No disrespect at all is aimed at the masterful Angelo Dundee; “Angie” being the one man who best understood Ali the boxer, their long-time partnership working like a dream, with no clash of egos involved. But just think how well Ali and D’Amato might have worked together. It was, famously, Cus that Ali went to seek advice from prior to his massive African assignment with the “unbeatable” George Foreman in October of 1974. And it was Cus who told Ali how he should go straight at Foreman in the opening round and whack the bully with a right hand. “Get his respect,” Cus instructed Ali.
The rest is history. Ali did what D’Amato advised him to do, time and again in fact, with Ali’s first round right hand leads surely leaving an at home, watching the fight (or listening to it) D’Amato with a combined feeling of pride and smugness. Imagine what other magic these two pugilistic geniuses might have conjured up had they formed a partnership!
D’Amato, who took the likes of Floyd Patterson and Jose Torres and moulded them into world champions, is of course far and away best known for his work with a certain Mike Tyson. Ali? He is known the world over as “The Greatest,” as the biggest bigger than life figure the sport of boxing could ever have imagined or created. Both men gave so much to their sport, and in turn the sport took so much, and benefitted so much, from them.
D’Amato was born in The Bronx and, after a brief amateur career that ended after he picked up an eye injury in a street fight, he became a trainer at age 22. It might have been these early years, when Cus saw many fighters “poached” by more connected trainers/managers, that led to D’Amato’s long battle with paranoia. In any case, D’Amato sprinkled his share of gold dust on the sport he loved, most notably with Patterson first, Torres second, and, after many years of living in the Catskill Mountains, all but forgotten, Mike Tyson third.

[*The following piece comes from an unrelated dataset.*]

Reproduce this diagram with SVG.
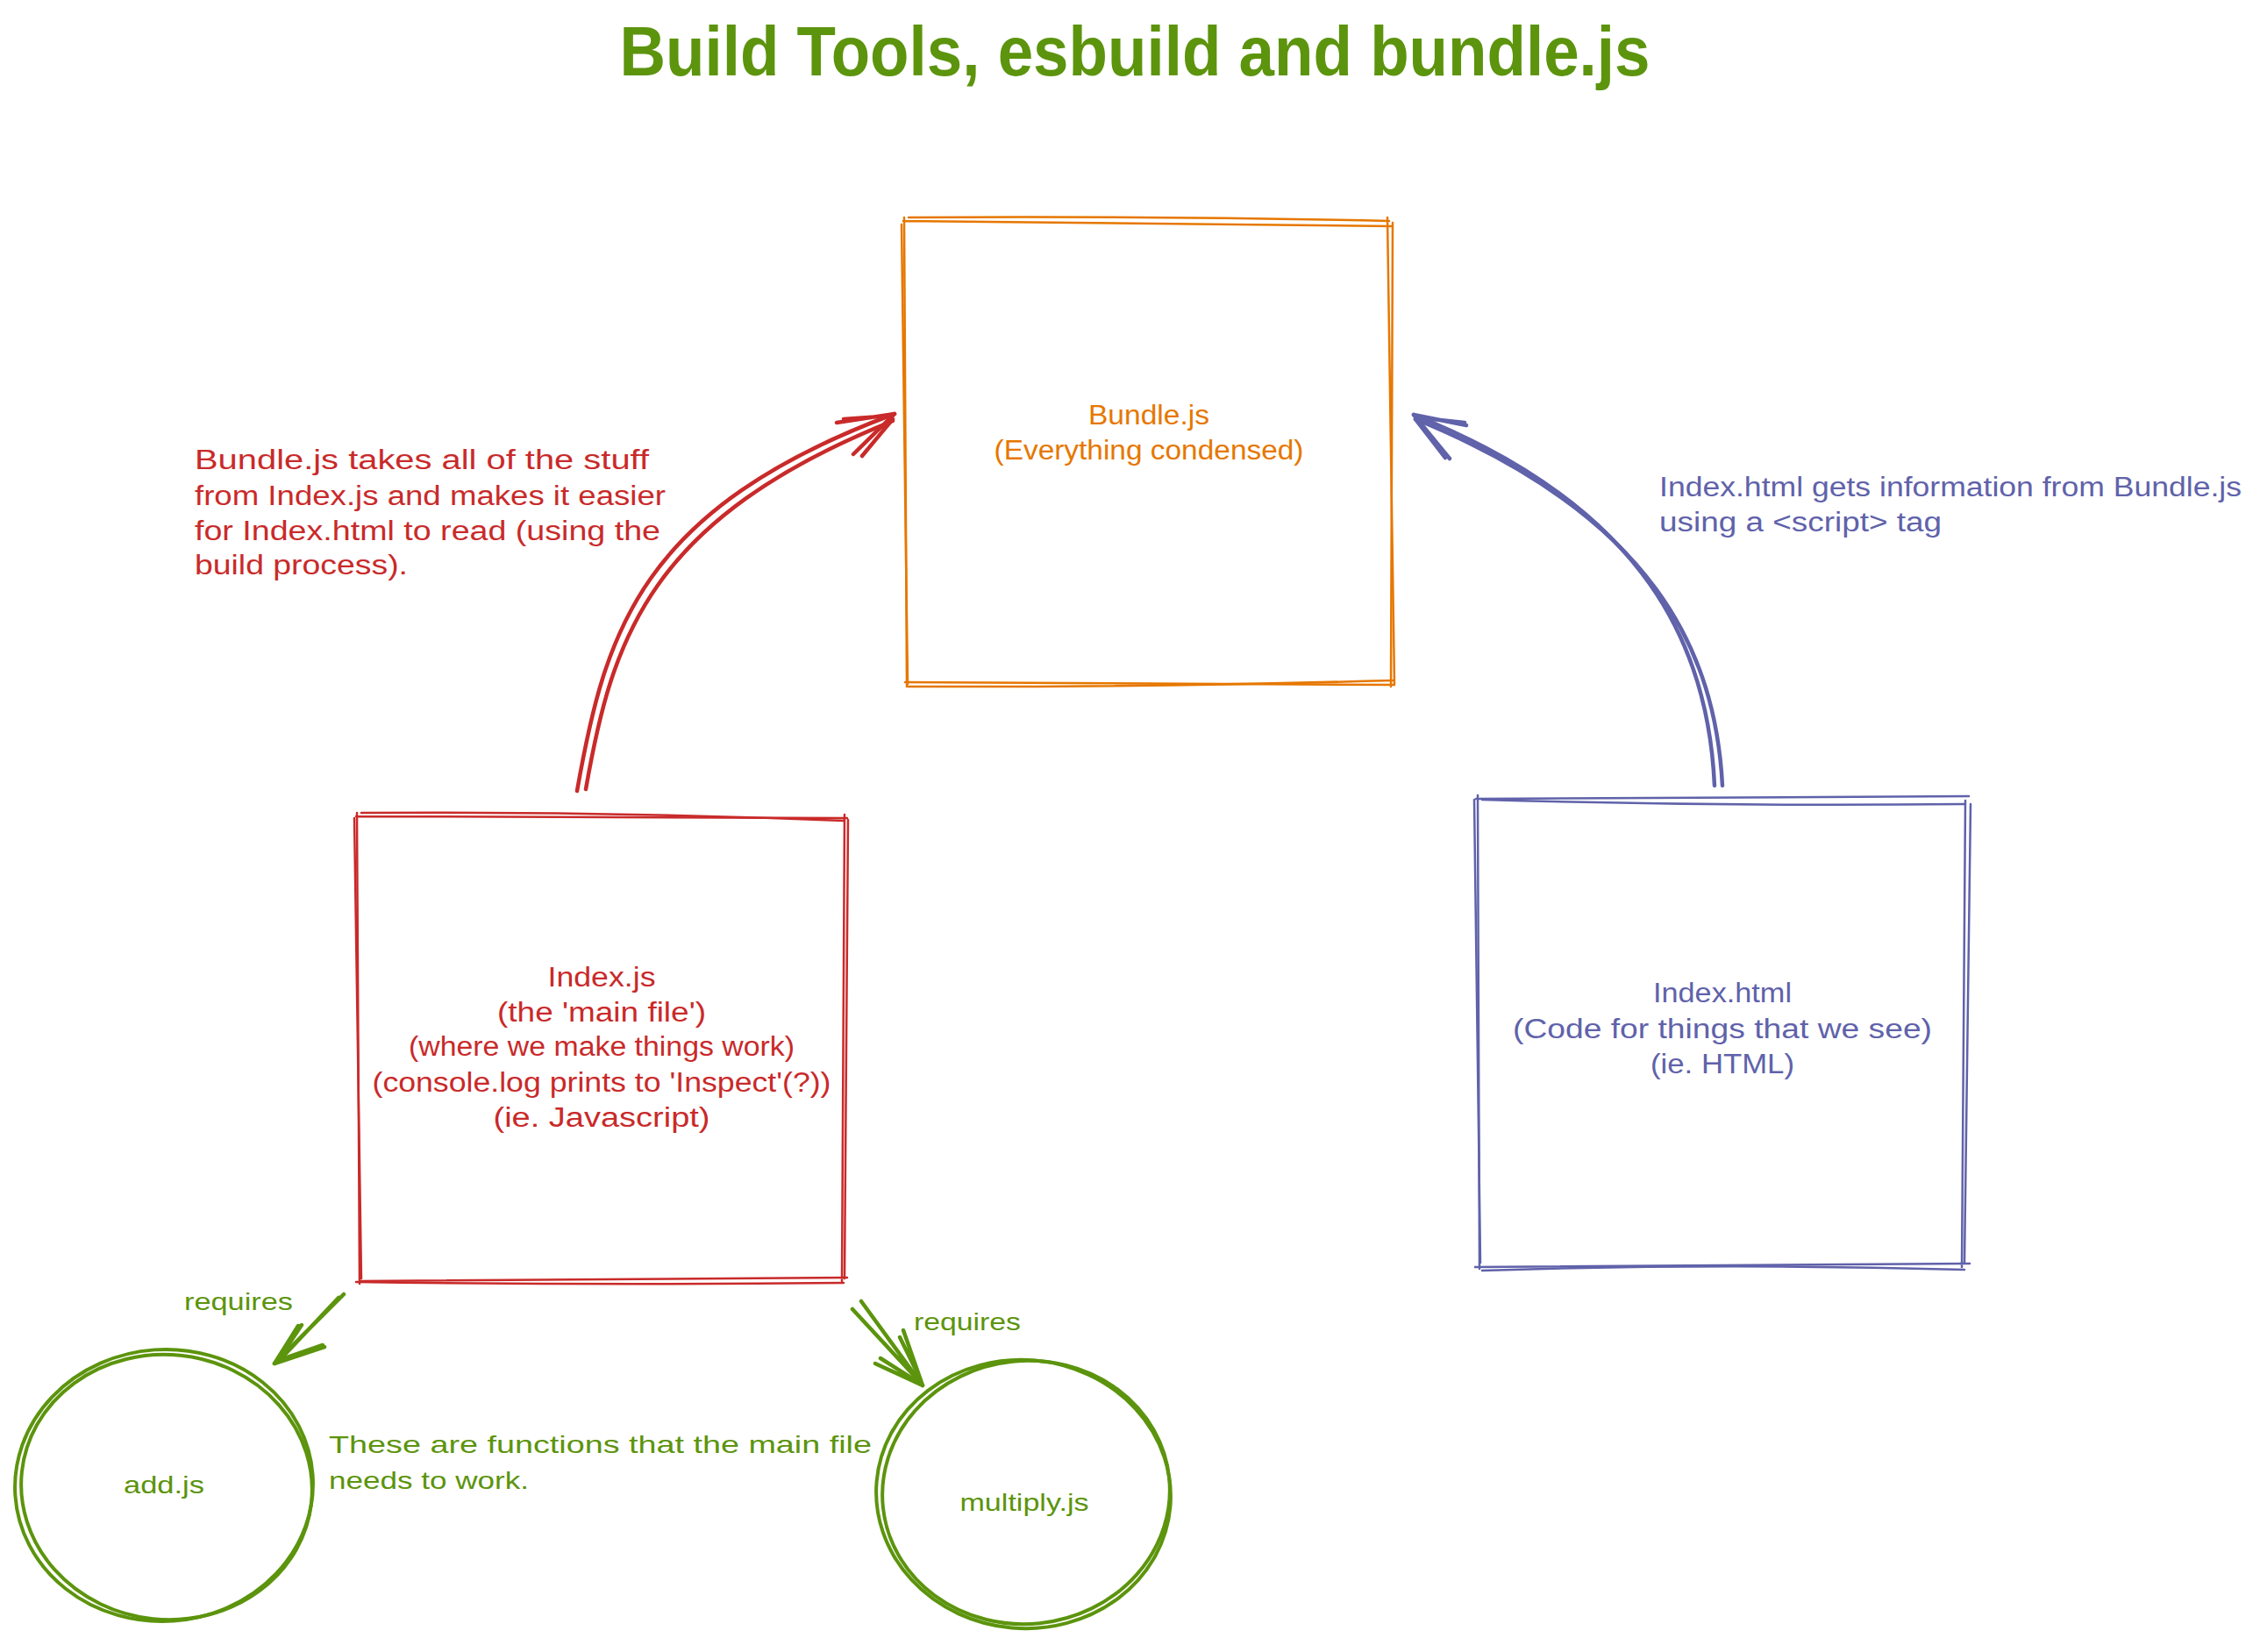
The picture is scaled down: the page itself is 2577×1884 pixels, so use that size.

It’s no exaggeration to say that all of today’s best boxing trainers do not know, and will never know, as much as D’Amato managed to forget during his brilliant years. Imagine what Cus would think of the sport today; the watered down, multiple world title era we all call home. But that’s a different article.
Cus was given a massive incentive to, as he put it himself, “stay alive” when Bobby Stewart first brought a teenage Tyson to his attention. Sadly, Cus didn’t live to see what he knew would happen, with Tyson winning the title the year after his mentor/father figure passed away, this at the age of 77.
Mike will never forget Cus, nor will the former heavyweight king ever stop thinking about, dreaming about and admiring the man who, without being overly dramatic, saved his soul.
None of us will ever stop thinking about Ali.
Ali, who passed away in June of 2016, this after an unthinkably long battle with Parkinson’s, would have been 81 today. Rest assured, at a time when many living fighter’s birthdays come and go without recognition, Ali’s birthday will be celebrated by many millions of people today.
A born boxer, if not fighter, the young Cassius Clay heard his calling at the age of 12. What Ali went on to achieve is of course worthy of, and has been written about in, many thousands of books; to say nothing of the films, documentaries, plays, even musicals Ali’s life has been paid tribute by.
Ali’s big fights were truly global events, where people who cared nothing for boxing still made sure as hell that they tuned in. In short, no boxer has ever been as popular, as cared about, as constantly watchable and followable as Ali.
January the 17th: what a date for the boxing history books.